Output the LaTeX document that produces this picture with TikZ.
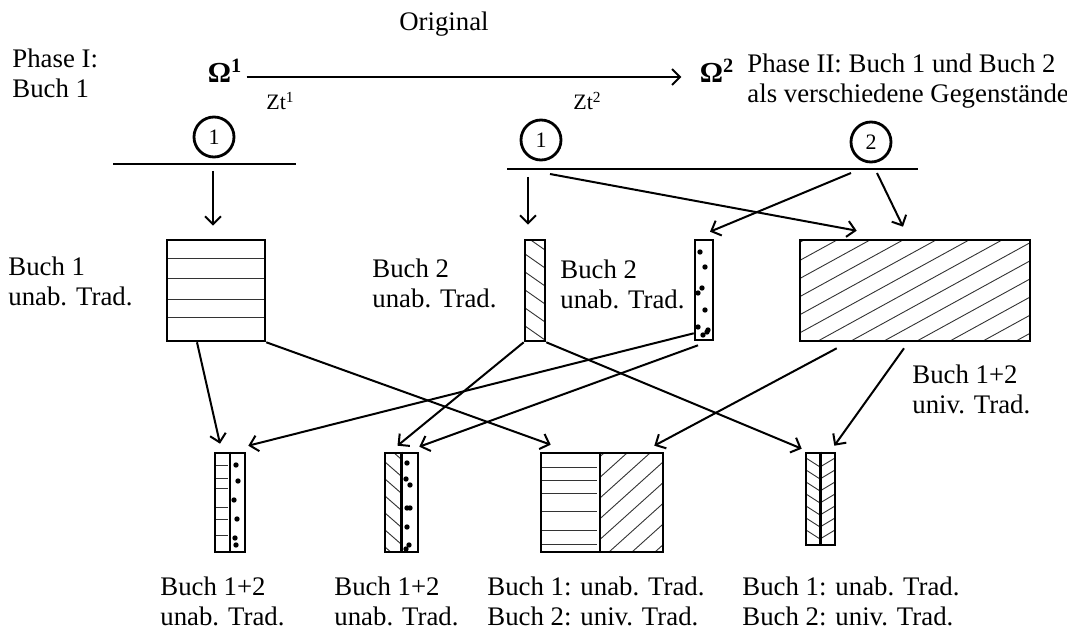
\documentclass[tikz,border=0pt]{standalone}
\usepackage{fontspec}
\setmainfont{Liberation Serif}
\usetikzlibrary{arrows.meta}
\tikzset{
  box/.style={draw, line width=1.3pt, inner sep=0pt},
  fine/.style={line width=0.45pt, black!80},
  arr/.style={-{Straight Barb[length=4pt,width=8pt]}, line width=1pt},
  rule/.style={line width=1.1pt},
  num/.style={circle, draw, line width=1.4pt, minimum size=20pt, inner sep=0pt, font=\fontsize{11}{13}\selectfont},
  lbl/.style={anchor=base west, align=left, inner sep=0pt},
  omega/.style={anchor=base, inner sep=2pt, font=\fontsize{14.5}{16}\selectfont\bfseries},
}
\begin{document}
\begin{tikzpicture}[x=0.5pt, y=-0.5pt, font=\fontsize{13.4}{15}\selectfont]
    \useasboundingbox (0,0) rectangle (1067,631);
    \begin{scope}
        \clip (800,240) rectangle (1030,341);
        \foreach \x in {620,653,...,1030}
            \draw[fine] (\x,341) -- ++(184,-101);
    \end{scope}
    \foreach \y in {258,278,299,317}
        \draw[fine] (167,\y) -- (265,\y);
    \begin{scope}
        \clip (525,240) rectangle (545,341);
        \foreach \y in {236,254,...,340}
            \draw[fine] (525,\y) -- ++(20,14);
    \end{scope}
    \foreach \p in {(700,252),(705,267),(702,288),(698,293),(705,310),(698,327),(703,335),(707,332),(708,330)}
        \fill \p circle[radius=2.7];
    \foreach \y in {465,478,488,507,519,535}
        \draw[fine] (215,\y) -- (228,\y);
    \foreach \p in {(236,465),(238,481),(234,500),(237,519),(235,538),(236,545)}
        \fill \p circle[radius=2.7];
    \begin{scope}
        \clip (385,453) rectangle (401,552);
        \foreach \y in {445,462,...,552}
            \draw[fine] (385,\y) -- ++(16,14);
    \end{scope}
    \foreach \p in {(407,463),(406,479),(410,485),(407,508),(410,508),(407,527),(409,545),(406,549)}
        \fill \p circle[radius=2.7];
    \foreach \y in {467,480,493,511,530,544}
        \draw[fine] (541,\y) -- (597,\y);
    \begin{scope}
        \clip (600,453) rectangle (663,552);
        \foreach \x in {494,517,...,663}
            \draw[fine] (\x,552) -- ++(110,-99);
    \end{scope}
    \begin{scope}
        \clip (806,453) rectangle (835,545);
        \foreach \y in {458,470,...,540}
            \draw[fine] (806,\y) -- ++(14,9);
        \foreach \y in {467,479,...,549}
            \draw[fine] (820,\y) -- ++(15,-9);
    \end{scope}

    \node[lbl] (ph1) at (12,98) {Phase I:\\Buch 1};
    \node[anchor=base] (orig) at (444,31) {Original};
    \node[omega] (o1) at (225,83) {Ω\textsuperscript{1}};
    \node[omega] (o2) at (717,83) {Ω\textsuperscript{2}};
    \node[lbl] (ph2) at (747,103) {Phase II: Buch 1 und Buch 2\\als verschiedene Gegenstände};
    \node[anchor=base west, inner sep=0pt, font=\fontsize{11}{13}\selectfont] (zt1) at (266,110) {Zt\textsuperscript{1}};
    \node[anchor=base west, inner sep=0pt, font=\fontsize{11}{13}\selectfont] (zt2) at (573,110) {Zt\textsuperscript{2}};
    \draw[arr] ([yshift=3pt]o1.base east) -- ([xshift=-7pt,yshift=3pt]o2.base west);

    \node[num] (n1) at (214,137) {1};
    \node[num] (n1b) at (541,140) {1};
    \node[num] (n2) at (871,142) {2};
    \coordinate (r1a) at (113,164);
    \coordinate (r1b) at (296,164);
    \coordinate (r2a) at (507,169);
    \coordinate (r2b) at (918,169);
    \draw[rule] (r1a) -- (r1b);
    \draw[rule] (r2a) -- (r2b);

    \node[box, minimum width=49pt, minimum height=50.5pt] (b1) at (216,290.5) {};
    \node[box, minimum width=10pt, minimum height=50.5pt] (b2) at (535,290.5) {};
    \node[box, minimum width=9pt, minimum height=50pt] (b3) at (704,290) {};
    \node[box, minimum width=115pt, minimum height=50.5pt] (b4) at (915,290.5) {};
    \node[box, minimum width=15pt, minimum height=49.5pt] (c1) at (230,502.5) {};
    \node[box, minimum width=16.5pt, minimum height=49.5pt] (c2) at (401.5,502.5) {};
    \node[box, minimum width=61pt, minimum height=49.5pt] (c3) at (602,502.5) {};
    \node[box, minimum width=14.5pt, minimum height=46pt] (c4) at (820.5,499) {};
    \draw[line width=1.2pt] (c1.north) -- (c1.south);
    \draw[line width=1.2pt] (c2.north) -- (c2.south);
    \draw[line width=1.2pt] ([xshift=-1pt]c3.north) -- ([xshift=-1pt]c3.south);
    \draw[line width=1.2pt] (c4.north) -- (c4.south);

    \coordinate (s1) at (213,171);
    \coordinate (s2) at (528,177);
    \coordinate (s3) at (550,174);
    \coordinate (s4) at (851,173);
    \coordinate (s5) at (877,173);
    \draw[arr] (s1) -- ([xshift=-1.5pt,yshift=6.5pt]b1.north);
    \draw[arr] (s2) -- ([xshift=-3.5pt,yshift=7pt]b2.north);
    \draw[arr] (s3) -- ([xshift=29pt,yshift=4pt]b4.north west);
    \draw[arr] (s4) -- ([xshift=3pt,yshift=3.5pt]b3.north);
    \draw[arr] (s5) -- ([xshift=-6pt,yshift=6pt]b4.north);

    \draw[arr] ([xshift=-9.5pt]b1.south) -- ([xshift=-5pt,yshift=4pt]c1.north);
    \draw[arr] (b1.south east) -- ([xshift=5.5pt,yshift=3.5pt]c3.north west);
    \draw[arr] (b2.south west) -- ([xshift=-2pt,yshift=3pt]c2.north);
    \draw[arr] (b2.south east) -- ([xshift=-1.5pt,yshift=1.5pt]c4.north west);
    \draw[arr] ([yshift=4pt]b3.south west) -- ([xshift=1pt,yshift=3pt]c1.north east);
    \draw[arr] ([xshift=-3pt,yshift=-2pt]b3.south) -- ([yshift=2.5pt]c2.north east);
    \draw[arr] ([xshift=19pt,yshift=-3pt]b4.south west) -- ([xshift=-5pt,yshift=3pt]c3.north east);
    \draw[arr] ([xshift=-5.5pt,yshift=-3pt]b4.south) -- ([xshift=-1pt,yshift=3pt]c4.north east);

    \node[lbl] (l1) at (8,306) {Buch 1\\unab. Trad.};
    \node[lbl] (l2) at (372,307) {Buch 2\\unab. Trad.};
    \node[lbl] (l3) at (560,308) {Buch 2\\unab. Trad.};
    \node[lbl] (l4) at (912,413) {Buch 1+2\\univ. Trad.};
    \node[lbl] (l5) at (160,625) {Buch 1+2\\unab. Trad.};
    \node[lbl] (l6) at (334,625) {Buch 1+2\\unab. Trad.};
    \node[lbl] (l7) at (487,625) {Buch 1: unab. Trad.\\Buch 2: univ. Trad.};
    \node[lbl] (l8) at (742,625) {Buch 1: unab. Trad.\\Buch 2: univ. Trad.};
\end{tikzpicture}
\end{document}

→ Problem description
Go through the data above and transcribe it in full, omitting any image.

→ Solution to the problem
Output the LaTeX document that produces this picture with TikZ.
\documentclass[tikz,border=0pt]{standalone}
\usepackage{fontspec}
\setmainfont{Liberation Serif}
\usetikzlibrary{arrows.meta}
\tikzset{
  box/.style={draw, line width=1.3pt, inner sep=0pt},
  fine/.style={line width=0.45pt, black!80},
  arr/.style={-{Straight Barb[length=4pt,width=8pt]}, line width=1pt},
  rule/.style={line width=1.1pt},
  num/.style={circle, draw, line width=1.4pt, minimum size=20pt, inner sep=0pt, font=\fontsize{11}{13}\selectfont},
  lbl/.style={anchor=base west, align=left, inner sep=0pt},
  omega/.style={anchor=base, inner sep=2pt, font=\fontsize{14.5}{16}\selectfont\bfseries},
}
\begin{document}
\begin{tikzpicture}[x=0.5pt, y=-0.5pt, font=\fontsize{13.4}{15}\selectfont]
    \useasboundingbox (0,0) rectangle (1067,631);
    \begin{scope}
        \clip (800,240) rectangle (1030,341);
        \foreach \x in {620,653,...,1030}
            \draw[fine] (\x,341) -- ++(184,-101);
    \end{scope}
    \foreach \y in {258,278,299,317}
        \draw[fine] (167,\y) -- (265,\y);
    \begin{scope}
        \clip (525,240) rectangle (545,341);
        \foreach \y in {236,254,...,340}
            \draw[fine] (525,\y) -- ++(20,14);
    \end{scope}
    \foreach \p in {(700,252),(705,267),(702,288),(698,293),(705,310),(698,327),(703,335),(707,332),(708,330)}
        \fill \p circle[radius=2.7];
    \foreach \y in {465,478,488,507,519,535}
        \draw[fine] (215,\y) -- (228,\y);
    \foreach \p in {(236,465),(238,481),(234,500),(237,519),(235,538),(236,545)}
        \fill \p circle[radius=2.7];
    \begin{scope}
        \clip (385,453) rectangle (401,552);
        \foreach \y in {445,462,...,552}
            \draw[fine] (385,\y) -- ++(16,14);
    \end{scope}
    \foreach \p in {(407,463),(406,479),(410,485),(407,508),(410,508),(407,527),(409,545),(406,549)}
        \fill \p circle[radius=2.7];
    \foreach \y in {467,480,493,511,530,544}
        \draw[fine] (541,\y) -- (597,\y);
    \begin{scope}
        \clip (600,453) rectangle (663,552);
        \foreach \x in {494,517,...,663}
            \draw[fine] (\x,552) -- ++(110,-99);
    \end{scope}
    \begin{scope}
        \clip (806,453) rectangle (835,545);
        \foreach \y in {458,470,...,540}
            \draw[fine] (806,\y) -- ++(14,9);
        \foreach \y in {467,479,...,549}
            \draw[fine] (820,\y) -- ++(15,-9);
    \end{scope}

    \node[lbl] (ph1) at (12,98) {Phase I:\\Buch 1};
    \node[anchor=base] (orig) at (444,31) {Original};
    \node[omega] (o1) at (225,83) {Ω\textsuperscript{1}};
    \node[omega] (o2) at (717,83) {Ω\textsuperscript{2}};
    \node[lbl] (ph2) at (747,103) {Phase II: Buch 1 und Buch 2\\als verschiedene Gegenstände};
    \node[anchor=base west, inner sep=0pt, font=\fontsize{11}{13}\selectfont] (zt1) at (266,110) {Zt\textsuperscript{1}};
    \node[anchor=base west, inner sep=0pt, font=\fontsize{11}{13}\selectfont] (zt2) at (573,110) {Zt\textsuperscript{2}};
    \draw[arr] ([yshift=3pt]o1.base east) -- ([xshift=-7pt,yshift=3pt]o2.base west);

    \node[num] (n1) at (214,137) {1};
    \node[num] (n1b) at (541,140) {1};
    \node[num] (n2) at (871,142) {2};
    \coordinate (r1a) at (113,164);
    \coordinate (r1b) at (296,164);
    \coordinate (r2a) at (507,169);
    \coordinate (r2b) at (918,169);
    \draw[rule] (r1a) -- (r1b);
    \draw[rule] (r2a) -- (r2b);

    \node[box, minimum width=49pt, minimum height=50.5pt] (b1) at (216,290.5) {};
    \node[box, minimum width=10pt, minimum height=50.5pt] (b2) at (535,290.5) {};
    \node[box, minimum width=9pt, minimum height=50pt] (b3) at (704,290) {};
    \node[box, minimum width=115pt, minimum height=50.5pt] (b4) at (915,290.5) {};
    \node[box, minimum width=15pt, minimum height=49.5pt] (c1) at (230,502.5) {};
    \node[box, minimum width=16.5pt, minimum height=49.5pt] (c2) at (401.5,502.5) {};
    \node[box, minimum width=61pt, minimum height=49.5pt] (c3) at (602,502.5) {};
    \node[box, minimum width=14.5pt, minimum height=46pt] (c4) at (820.5,499) {};
    \draw[line width=1.2pt] (c1.north) -- (c1.south);
    \draw[line width=1.2pt] (c2.north) -- (c2.south);
    \draw[line width=1.2pt] ([xshift=-1pt]c3.north) -- ([xshift=-1pt]c3.south);
    \draw[line width=1.2pt] (c4.north) -- (c4.south);

    \coordinate (s1) at (213,171);
    \coordinate (s2) at (528,177);
    \coordinate (s3) at (550,174);
    \coordinate (s4) at (851,173);
    \coordinate (s5) at (877,173);
    \draw[arr] (s1) -- ([xshift=-1.5pt,yshift=6.5pt]b1.north);
    \draw[arr] (s2) -- ([xshift=-3.5pt,yshift=7pt]b2.north);
    \draw[arr] (s3) -- ([xshift=29pt,yshift=4pt]b4.north west);
    \draw[arr] (s4) -- ([xshift=3pt,yshift=3.5pt]b3.north);
    \draw[arr] (s5) -- ([xshift=-6pt,yshift=6pt]b4.north);

    \draw[arr] ([xshift=-9.5pt]b1.south) -- ([xshift=-5pt,yshift=4pt]c1.north);
    \draw[arr] (b1.south east) -- ([xshift=5.5pt,yshift=3.5pt]c3.north west);
    \draw[arr] (b2.south west) -- ([xshift=-2pt,yshift=3pt]c2.north);
    \draw[arr] (b2.south east) -- ([xshift=-1.5pt,yshift=1.5pt]c4.north west);
    \draw[arr] ([yshift=4pt]b3.south west) -- ([xshift=1pt,yshift=3pt]c1.north east);
    \draw[arr] ([xshift=-3pt,yshift=-2pt]b3.south) -- ([yshift=2.5pt]c2.north east);
    \draw[arr] ([xshift=19pt,yshift=-3pt]b4.south west) -- ([xshift=-5pt,yshift=3pt]c3.north east);
    \draw[arr] ([xshift=-5.5pt,yshift=-3pt]b4.south) -- ([xshift=-1pt,yshift=3pt]c4.north east);

    \node[lbl] (l1) at (8,306) {Buch 1\\unab. Trad.};
    \node[lbl] (l2) at (372,307) {Buch 2\\unab. Trad.};
    \node[lbl] (l3) at (560,308) {Buch 2\\unab. Trad.};
    \node[lbl] (l4) at (912,413) {Buch 1+2\\univ. Trad.};
    \node[lbl] (l5) at (160,625) {Buch 1+2\\unab. Trad.};
    \node[lbl] (l6) at (334,625) {Buch 1+2\\unab. Trad.};
    \node[lbl] (l7) at (487,625) {Buch 1: unab. Trad.\\Buch 2: univ. Trad.};
    \node[lbl] (l8) at (742,625) {Buch 1: unab. Trad.\\Buch 2: univ. Trad.};
\end{tikzpicture}
\end{document}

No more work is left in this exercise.